> **Dataset excerpt**:
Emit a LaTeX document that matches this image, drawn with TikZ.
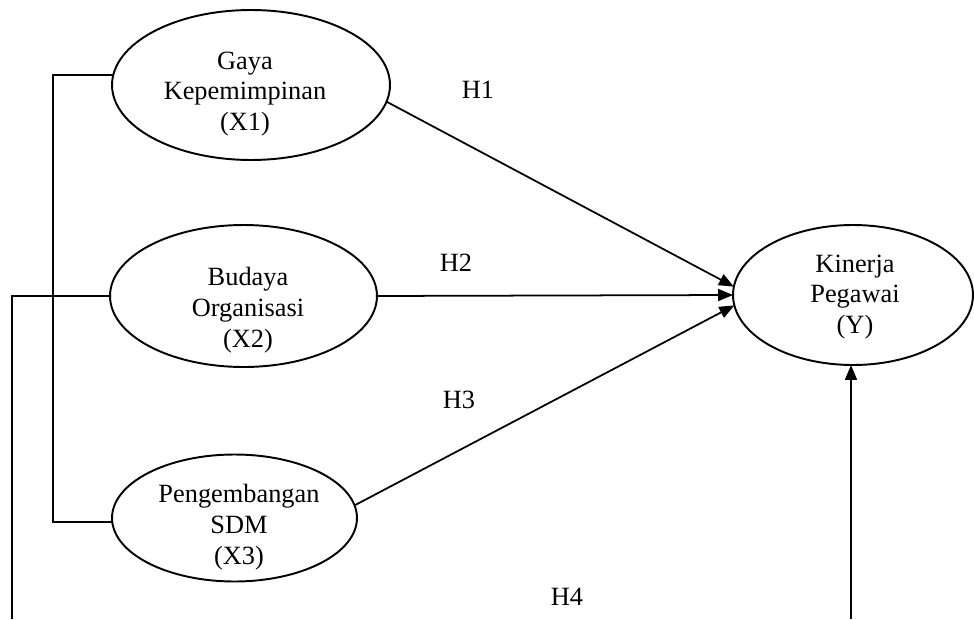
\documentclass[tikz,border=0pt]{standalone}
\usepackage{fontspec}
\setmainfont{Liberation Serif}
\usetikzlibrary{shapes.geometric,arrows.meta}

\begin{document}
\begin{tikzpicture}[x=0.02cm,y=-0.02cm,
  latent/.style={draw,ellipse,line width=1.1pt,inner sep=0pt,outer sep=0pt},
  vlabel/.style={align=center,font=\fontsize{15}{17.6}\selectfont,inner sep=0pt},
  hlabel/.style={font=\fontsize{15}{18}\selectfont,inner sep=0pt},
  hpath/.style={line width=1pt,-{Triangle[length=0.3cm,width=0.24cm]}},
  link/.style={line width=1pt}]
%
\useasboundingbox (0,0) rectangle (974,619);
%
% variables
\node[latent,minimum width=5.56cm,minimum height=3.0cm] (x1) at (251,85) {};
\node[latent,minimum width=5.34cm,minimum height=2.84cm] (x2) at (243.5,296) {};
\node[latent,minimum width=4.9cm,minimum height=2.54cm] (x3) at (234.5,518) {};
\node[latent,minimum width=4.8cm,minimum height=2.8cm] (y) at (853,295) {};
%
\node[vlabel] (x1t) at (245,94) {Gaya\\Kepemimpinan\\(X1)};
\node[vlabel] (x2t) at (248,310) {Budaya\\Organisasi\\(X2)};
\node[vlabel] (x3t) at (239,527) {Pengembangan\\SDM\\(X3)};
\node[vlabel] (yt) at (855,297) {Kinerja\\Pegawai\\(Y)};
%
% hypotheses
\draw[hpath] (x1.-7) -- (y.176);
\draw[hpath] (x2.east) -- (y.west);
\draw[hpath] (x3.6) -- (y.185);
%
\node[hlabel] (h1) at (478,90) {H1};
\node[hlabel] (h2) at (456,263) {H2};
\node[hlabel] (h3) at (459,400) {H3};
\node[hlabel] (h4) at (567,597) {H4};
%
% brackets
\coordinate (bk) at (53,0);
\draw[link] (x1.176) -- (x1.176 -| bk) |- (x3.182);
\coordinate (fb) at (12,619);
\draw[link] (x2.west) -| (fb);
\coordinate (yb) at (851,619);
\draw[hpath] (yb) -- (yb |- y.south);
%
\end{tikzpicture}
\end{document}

> **What is asked**: Keep every word of the data as it is when you write it out, but drop the pictures.

> **Task output**:
Emit a LaTeX document that matches this image, drawn with TikZ.
\documentclass[tikz,border=0pt]{standalone}
\usepackage{fontspec}
\setmainfont{Liberation Serif}
\usetikzlibrary{shapes.geometric,arrows.meta}

\begin{document}
\begin{tikzpicture}[x=0.02cm,y=-0.02cm,
  latent/.style={draw,ellipse,line width=1.1pt,inner sep=0pt,outer sep=0pt},
  vlabel/.style={align=center,font=\fontsize{15}{17.6}\selectfont,inner sep=0pt},
  hlabel/.style={font=\fontsize{15}{18}\selectfont,inner sep=0pt},
  hpath/.style={line width=1pt,-{Triangle[length=0.3cm,width=0.24cm]}},
  link/.style={line width=1pt}]
%
\useasboundingbox (0,0) rectangle (974,619);
%
% variables
\node[latent,minimum width=5.56cm,minimum height=3.0cm] (x1) at (251,85) {};
\node[latent,minimum width=5.34cm,minimum height=2.84cm] (x2) at (243.5,296) {};
\node[latent,minimum width=4.9cm,minimum height=2.54cm] (x3) at (234.5,518) {};
\node[latent,minimum width=4.8cm,minimum height=2.8cm] (y) at (853,295) {};
%
\node[vlabel] (x1t) at (245,94) {Gaya\\Kepemimpinan\\(X1)};
\node[vlabel] (x2t) at (248,310) {Budaya\\Organisasi\\(X2)};
\node[vlabel] (x3t) at (239,527) {Pengembangan\\SDM\\(X3)};
\node[vlabel] (yt) at (855,297) {Kinerja\\Pegawai\\(Y)};
%
% hypotheses
\draw[hpath] (x1.-7) -- (y.176);
\draw[hpath] (x2.east) -- (y.west);
\draw[hpath] (x3.6) -- (y.185);
%
\node[hlabel] (h1) at (478,90) {H1};
\node[hlabel] (h2) at (456,263) {H2};
\node[hlabel] (h3) at (459,400) {H3};
\node[hlabel] (h4) at (567,597) {H4};
%
% brackets
\coordinate (bk) at (53,0);
\draw[link] (x1.176) -- (x1.176 -| bk) |- (x3.182);
\coordinate (fb) at (12,619);
\draw[link] (x2.west) -| (fb);
\coordinate (yb) at (851,619);
\draw[hpath] (yb) -- (yb |- y.south);
%
\end{tikzpicture}
\end{document}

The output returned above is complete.